古文と現代仮名遣い

かなづかい入門―歴史的仮名遣vs現代仮名遣 (平凡社新書)

かなづかい入門―歴史的仮名遣vs現代仮名遣 (平凡社新書)

勉強になった部分もいくつかありましたが、疑問に感じる点もそれ以上に多かったという印象です。
なるほどそう言われればそうだったと思ったのは、仮名遣いは発音の規則ではなく表記の規則である、という部分。高校の国語の授業では、古文の導入時に必ず歴史的仮名遣いの「読み方」を教えるのですが、本来は「歴史的仮名遣いの場合はどう表記するか」という観点で教えるべきかもしれません。
「おもふ(思ふ)」は「オモウ」、「かうし(格子)」は「コウシ」と読むんだよ、と教えて、試験の時は、「次の語の読み方を答えなさい」というような問題を出すのが今の高校の普通のやり方です。ところが、「表記の規則」を学ばせるというのなら、「思う」「格子」という語は歴史的仮名遣いでは「おもふ」「かうし」と書くんだよ、と教えるのが筋なのかもしれません。しかし、かといって試験問題まで「次の語は歴史的仮名遣いではどう表記するのか答えなさい」などとすると、生徒にとって古文の学習がますます苦痛になってしまいそうです。
どちらにしても「歴史的仮名遣い」が今の高校生にとって古文学習の躓きのもとになっていることは変わりませんから、いっそのこと、古文であっても最初から現代仮名遣いで表記したもので読ませた方が、生徒は古典の世界にすっと入っていけるかもしれない、著者も言うように《古文・文語文=歴史的仮名遣い》という固定観念をぶち壊してみてもいいかもしれない、とも思います。しかしそれはそれで様々な問題(文語動詞の活用をどう教えるか、など)につながるわけですから、そう簡単な話ではありません。
高校生にとってカッタルイことであっても、「思ふ」のような仮名遣いに触れさせること、「思ふ」がハ行四段に活用することを教えることには十分に意味のあることだと僕は思っています。
著者は言います。

歴史的仮名遣は、明治政府によって政策的につくられ、教育で叩きこまれたものである。百年ちょっとの歴史しかもっていない。

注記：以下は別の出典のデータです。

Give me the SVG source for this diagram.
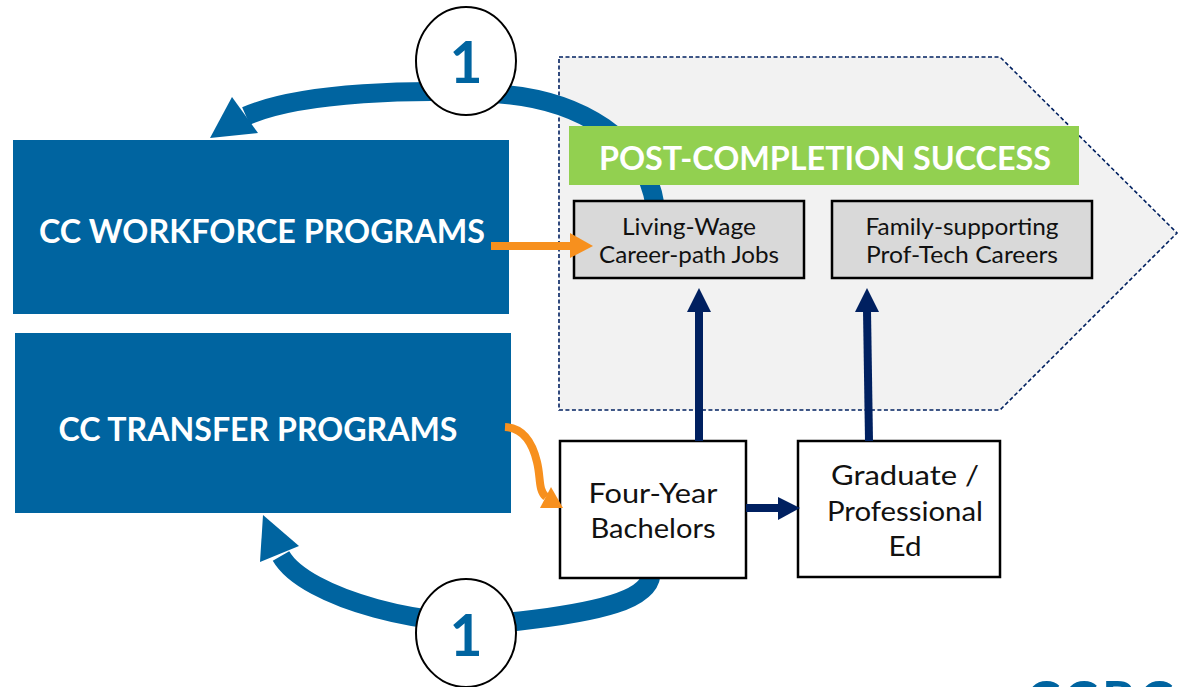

たしかに、規則としての(「規範仮名遣」としての)「歴史的仮名遣」には長い歴史はないと言えます。しかし、「思ふ」「かうし」のような表記の仕方が長く続いていたというのは事実なのです。そういう意味では、「現代仮名遣い(昭和61年告示)の「前書き」にある、

歴史的仮名遣いが、我が国の歴史や文化に深いかかわりをもつものとして、尊重されるべきことは言うまでもない。

というのは正しいでしょう。我が国の文化の一つである古典文学や文語文に親しむには、やはり歴史的仮名遣いがふさわしいと思うのです。